Create a hook_pre_process.groovy script for the collection with the following contents:

// Add partial query support to padre
// reads the query CGI parameter and creates a disjunctive query based on the suggestions returned from padre-qs, injected into the system query parameter

// imports required for access to the padre suggest service
import java.io.File;
import java.util.List;
import com.funnelback.common.config.DefaultValues;
import com.funnelback.dataapi.connector.padre.PadreConnector;
import com.funnelback.dataapi.connector.padre.suggest.Suggestion;
import com.funnelback.dataapi.connector.padre.suggest.Suggestion.ActionType;
import com.funnelback.dataapi.connector.padre.suggest.Suggestion.DisplayType;
import com.funnelback.common.Environment;

def logger = org.apache.logging.log4j.LogManager.getLogger("com.funnelback.MyHookScript")

def q = transaction.question
if (q.currentProfileConfig.get(["partial_query_enabled"]) == "true") {
    // Convert a partial query into a set of query terms
    // Maximum number of query terms to expand partial query to - read from configuration partial_query_expansion_index parameter.
    // eg. partial_query=com might expand to query=[commerce commercial common computing]
    def partial_query_expansion_index = 5
    if ((q.currentProfileConfig.get(["partial_query_expansion_index"]) != null) && (q.currentProfileConfig.get(["partial_query_expansion_index"]).isInteger())) {
      partial_query_expansion_index = Integer.parseInt(q.currentProfileConfig.get(["partial_query_expansion_index"]))
    }
    if (q.query != null) {
        // explode the query and expand each item that ends with a *
        def terms = q.query.tokenize(" ");
        terms.each {
            def term = it
            if (term ==~ /\w+\*$/) {
                //remove term from q.query
                terms -= term
                def termclean = term.replaceAll(~/\*$/,"")
                // Read $SEARCH_HOME
                def sH = Environment.getValidSearchHome().getCanonicalPath();
                File searchHome = new File(sH)
                File indexStem = new File(q.collection.currentProfileConfig.get(["collection_root"]) + File.separator + "live" + File.separator + "idx","index")

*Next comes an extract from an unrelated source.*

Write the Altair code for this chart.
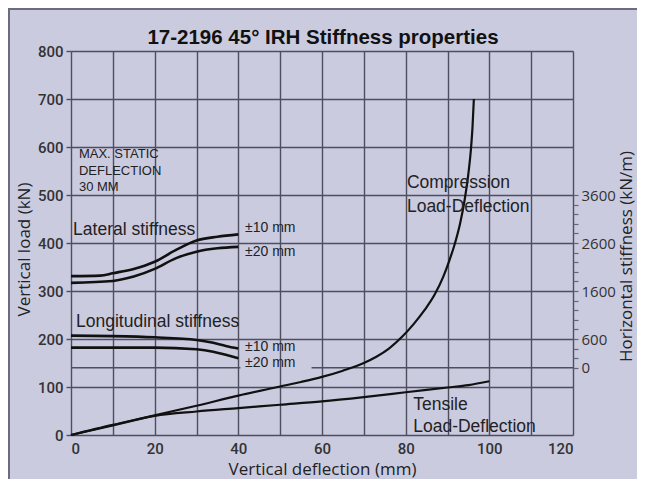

		        // NOTE: CONSTRUCTOR HAS CHANGED post v15.16 and requires 3 parameters
		        List<Suggestion> suggestions = new PadreConnector(searchHome,indexStem,q.collection.id)
		          .suggest(termclean)
		          .suggestionCount(partial_query_expansion_index)
		          .fetch();

		        // Use this for v15.0-15.14
		        /* List<Suggestion> suggestions = new PadreConnector(searchHome,indexStem)
		          .suggest(termclean)
		          .suggestionCount(partial_query_expansion_index)
		          .fetch(); */

				// Use this instead for v14.2 and earlier
		        /* List<Suggestion> suggestions = new PadreConnector(indexStem)
		          .suggest(termclean)
		          .suggestionCount(partial_query_expansion_index)
		          .fetch(); */

                // build the expanded query from the list of suggestions
                def expanded_query = ''
                suggestions.each {
                    expanded_query += '"'+it.key+'" '
                }
                // set the query to the expanded set of query terms ORed together
                if (expanded_query != "") {
                    if (q.rawInputParameters["s"] == null) {
                    q.rawInputParameters["s"] = ["["+expanded_query+"]"]
                    }
                    else {
                    q.rawInputParameters["s"][0] += " ["+expanded_query+"]"
                    }
                }
            }
        }
        // reconstruct query.
        q.query = terms.join(" ");
    }
}

Step 2. Enable wildcard support and configure the level of expansion

Add the following to the search page configuration:

partial_query_enabled=true
# optionally add the following line to indicate a maximum number of terms to expand a starred term to.  The default is 5
# e.g. expand each starred term with 3 expansions
partial_query_expansion_index=3

Queries such as Dan* Smith should now be accepted - the expanded queries can be seen by viewing the JSON or XML output and looking at the query/queryAsProcessed/queryRaw/querySystemRaw/queryCleaned values from the response packet. Expansions are injected into the querySystemRaw element.